“Trade cannot be maintained without war, nor war without trade.” ~ In this line, Jan Pieterszoon Coen, the most ruthless and successful conqueror of the Dutch East India Company (VOC) in the seventeenth century, has correctly identified the two pillars of Western success in the last 500 years. The two pillars are: warfare and trade.
Since the fifteenth century, Western trade and warfare have marched together. Without genocides, enslavements, rapes, mass murders, mass evictions, drug smuggling, and destruction of whole societies—orchestrated by the European powers—the West would not have raced ahead of all other civilizations. History of the West in the last 500 years is not just a fairytale of progress; it is also a tale of barbarity and violence.
The ideals of freedom, equality, and democracy are not the outcome of the Western philosophical tradition. Aristotle, Aquinas, Locke, and Smith are not the fountainhead of Western success—ruthless imperialists like Jan Pieterszoon Coen are. Before Thomas Jefferson and other founders could announce their Declaration of Independence in 1776, the land of North America had to be conquered and tamed. Who did that? Answer: The conquistadors, enslavers, and imperialists.
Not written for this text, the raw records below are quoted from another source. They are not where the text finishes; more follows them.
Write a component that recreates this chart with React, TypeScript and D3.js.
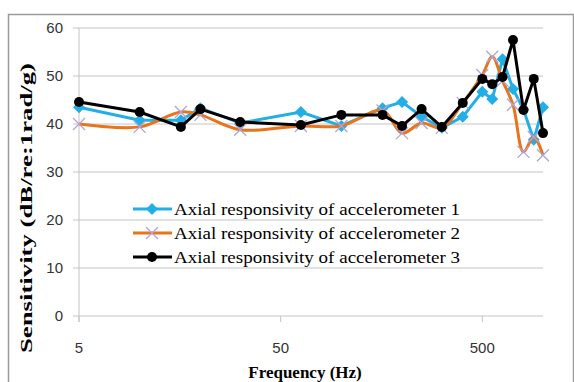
import React from "react";
import * as d3 from "d3";

// frequencies (Hz) shared by all three series
const freqs = [5, 10, 16, 20, 31.5, 63, 100, 160, 200, 250, 315, 400, 500, 560, 630, 710, 800, 900, 1000];
const acc1 = [43.5, 40.8, 40.8, 43.3, 40.2, 42.5, 39.6, 43.3, 44.6, 41.5, 39.2, 41.5, 46.7, 45.2, 53.5, 47.3, 43.0, 36.7, 43.5];
const acc2 = [40.0, 39.4, 42.5, 41.9, 38.8, 39.6, 39.6, 42.8, 38.1, 40.2, 39.2, 44.4, 50.2, 54.0, 49.0, 44.0, 34.2, 37.3, 33.5];
const acc3 = [44.6, 42.5, 39.4, 43.1, 40.4, 39.8, 41.9, 41.9, 39.6, 43.1, 39.4, 44.4, 49.4, 48.3, 49.8, 57.5, 42.9, 49.4, 38.1];

const yTicks = [0, 10, 20, 30, 40, 50, 60];
const xTicks = [5, 50, 500];
const legendLabels = [
  "Axial responsivity of accelerometer 1",
  "Axial responsivity of accelerometer 2",
  "Axial responsivity of accelerometer 3",
];

const W = 574;
const H = 382;
const BLUE = "#22aee6";
const ORANGE = "#e8741c";
const LAVENDER = "#b0a4d8";
const GRID = "#c4c4c4";
const SERIF = "Liberation Serif";
const SANS = "Liberation Sans";

const x = d3.scaleLog().domain([5, 1000]).range([79, 543]);
const y = d3.scaleLinear().domain([0, 60]).range([316, 28]);

type Pt = [number, number];
const pts = (vals: number[]): Pt[] => freqs.map((f, i) => [x(f), y(vals[i])]);

const straight = d3.line<Pt>().curve(d3.curveLinear);
const smooth = d3.line<Pt>().curve(d3.curveCatmullRom.alpha(0.5));

const Diamond = ({ cx, cy }: { cx: number; cy: number }) => (
  <path d={`M${cx},${cy - 6}L${cx + 6},${cy}L${cx},${cy + 6}L${cx - 6},${cy}Z`} fill={BLUE} />
);
const Cross = ({ cx, cy }: { cx: number; cy: number }) => (
  <path
    d={`M${cx - 6},${cy - 6}L${cx + 6},${cy + 6}M${cx - 6},${cy + 6}L${cx + 6},${cy - 6}`}
    stroke={LAVENDER}
    strokeWidth={1.3}
  />
);
const Dot = ({ cx, cy }: { cx: number; cy: number }) => <circle cx={cx} cy={cy} r={5} fill="#000" />;

export default function App() {
  const p1 = pts(acc1);
  const p2 = pts(acc2);
  const p3 = pts(acc3);

  return (
    <svg
      width={W}
      height={H}
      style={{ position: "absolute", left: 0, top: 0, background: "#fff", fontFamily: SERIF }}
    >
      <rect x={8.5} y={14.5} width={565} height={380} fill="#fff" stroke="#9a9a9a" strokeWidth={1.5} />

      {/* grid */}
      {yTicks.map((t) => (
        <line key={t} x1={73} x2={543} y1={y(t)} y2={y(t)} stroke={GRID} strokeWidth={1} />
      ))}
      <line x1={x(5)} x2={x(5)} y1={y(60)} y2={y(0) + 6} stroke={GRID} />
      {xTicks.map((t) => (
        <line key={t} x1={x(t)} x2={x(t)} y1={y(0)} y2={y(0) + 6} stroke={GRID} />
      ))}

      {/* tick labels */}
      {yTicks.map((t) => (
        <text key={t} x={63} y={y(t) + 5} textAnchor="end" style={{ fontFamily: SANS, fontSize: 15 }} fill="#333">
          {t}
        </text>
      ))}
      {xTicks.map((t) => (
        <text key={t} x={x(t)} y={353} textAnchor="middle" style={{ fontFamily: SANS, fontSize: 15 }} fill="#333">
          {t}
        </text>
      ))}

      {/* axis titles */}
      <text x={305} y={378} textAnchor="middle" style={{ fontFamily: SERIF, fontWeight: "bold", fontSize: 17 }}>
        Frequency (Hz)
      </text>
      <text
        transform="translate(32,208) rotate(-90)"
        textAnchor="middle"
        style={{ fontFamily: SERIF, fontWeight: "bold", fontSize: 17 }}
        textLength={290}
        lengthAdjust="spacingAndGlyphs"
      >
        Sensitivity (dB/re:1rad/g)
      </text>

      {/* series */}
      <path d={straight(p1) || ""} fill="none" stroke={BLUE} strokeWidth={3} />
      {p1.map(([cx, cy], i) => (
        <Diamond key={i} cx={cx} cy={cy} />
      ))}
      <path d={smooth(p2) || ""} fill="none" stroke={ORANGE} strokeWidth={3} />
      {p2.map(([cx, cy], i) => (
        <Cross key={i} cx={cx} cy={cy} />
      ))}
      <path d={straight(p3) || ""} fill="none" stroke="#000" strokeWidth={3} />
      {p3.map(([cx, cy], i) => (
        <Dot key={i} cx={cx} cy={cy} />
      ))}

      {/* legend */}
      {legendLabels.map((label, i) => {
        const ly = 209 + i * 24;
        const color = [BLUE, ORANGE, "#000"][i];
        return (
          <g key={label}>
            <line x1={133} x2={172} y1={ly} y2={ly} stroke={color} strokeWidth={3} />
            {i === 0 && <Diamond cx={152} cy={ly} />}
            {i === 1 && <Cross cx={152} cy={ly} />}
            {i === 2 && <Dot cx={152} cy={ly} />}
            <text
              x={174}
              y={ly + 6}
              style={{ fontFamily: SERIF, fontSize: 17 }}
              textLength={286}
              lengthAdjust="spacingAndGlyphs"
            >
              {label}
            </text>
          </g>
        );
      })}
    </svg>
  );
}
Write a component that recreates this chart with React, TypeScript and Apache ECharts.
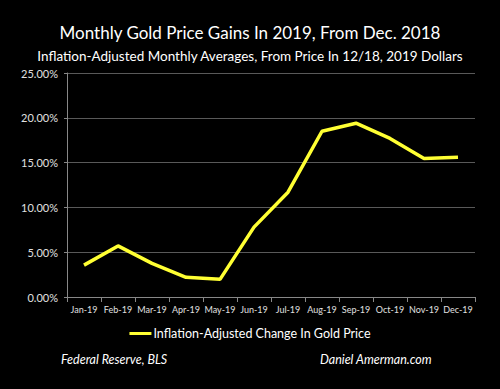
import React, { useEffect, useRef } from "react";
import * as echarts from "echarts";

const months = ["Jan-19","Feb-19","Mar-19","Apr-19","May-19","Jun-19","Jul-19","Aug-19","Sep-19","Oct-19","Nov-19","Dec-19"];
const gains = [3.56, 5.7, 3.75, 2.2, 1.97, 7.8, 11.7, 18.5, 19.4, 17.7, 15.45, 15.6];
const seriesName = "Inflation-Adjusted Change In Gold Price";
const titleText = "Monthly Gold Price Gains In 2019, From Dec. 2018";
const subtitleText = "Inflation-Adjusted Monthly Averages, From Price In 12/18, 2019 Dollars";
const sourceLeft = "Federal Reserve, BLS";
const sourceRight = "Daniel Amerman.com";

export default function App() {
  const ref = useRef<HTMLDivElement>(null);
  useEffect(() => {
    if (!ref.current) return;
    const chart = echarts.init(ref.current, undefined, { renderer: "svg" });
    const font = "Lato, 'Open Sans', sans-serif";
    chart.setOption({
      animation: false,
      backgroundColor: "#000000",
      title: [
        { text: titleText, left: "center", top: 19, textStyle: { color: "#ffffff", fontSize: 17, fontWeight: "normal", fontFamily: font } },
        { text: subtitleText, left: "center", top: 44, textStyle: { color: "#ffffff", fontSize: 13.5, fontWeight: "normal", fontFamily: font } },
      ],
      legend: {
        bottom: 44,
        left: "center",
        itemWidth: 22,
        itemHeight: 3,
        itemGap: 2,
        icon: "rect",
        textStyle: { color: "#ffffff", fontSize: 12.5, fontFamily: font, padding: [0, 0, 0, -3] },
        data: [seriesName],
      },
      grid: { left: 67, right: 25, top: 73, bottom: 92, containLabel: false },
      xAxis: {
        type: "category",
        data: months,
        boundaryGap: true,
        axisLine: { lineStyle: { color: "#888888" } },
        axisTick: { show: true, lineStyle: { color: "#888888" } },
        axisLabel: { color: "#e0e0e0", fontSize: 9, fontFamily: font, interval: 0, margin: 8 },
      },
      yAxis: {
        type: "value",
        min: 0,
        max: 25,
        interval: 5,
        axisLine: { show: true, lineStyle: { color: "#888888" } },
        axisTick: { show: true, length: 3, lineStyle: { color: "#888888" } },
        splitLine: { lineStyle: { color: "#595959", width: 1 } },
        axisLabel: { color: "#e0e0e0", fontSize: 11, fontFamily: font, margin: 9, formatter: (v: number) => v.toFixed(2) + "%" },
      },
      series: [
        {
          name: seriesName,
          type: "line",
          data: gains,
          symbol: "none",
          lineStyle: { color: "#ffff33", width: 3.5 },
          itemStyle: { color: "#ffff33" },
        },
      ],
      graphic: [
        { type: "text", left: 61, top: 353, style: { text: sourceLeft, fill: "#ffffff", font: "italic 12.5px " + font } },
        { type: "text", left: 320, top: 353, style: { text: sourceRight, fill: "#ffffff", font: "italic 12.5px " + font } },
      ],
    });
    return () => chart.dispose();
  }, []);
  return <div ref={ref} style={{ width: 500, height: 389, position: "absolute", left: 0, top: 0 }} />;
}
In their book The Dawn of Everything: A New History of Humanity, David Graeber and David Wengrow have convincingly argued that the Europeans learned about the ideals of freedom, equality, and democracy from the colonies that they had conquered. Some of the colonies had a far better political, religious, and industrial culture than most places in Europe. The Industrial Revolution would not have happened in Britain in the eighteenth century if the British had not colonized a significant part of India.
The Age of Imperialism was over by 1950, but America continued to wage wars to preserve Western hegemony. By the 1960s, American troops were stationed in 64 countries. Between 1946 to 2015, the Americans used military force overseas more than 370 times. They were involved in coups to install puppet regimes in many countries. The American wars and coups were not for propagating democracy and free markets; they were for for cheap petroleum and for safeguarding trade interests.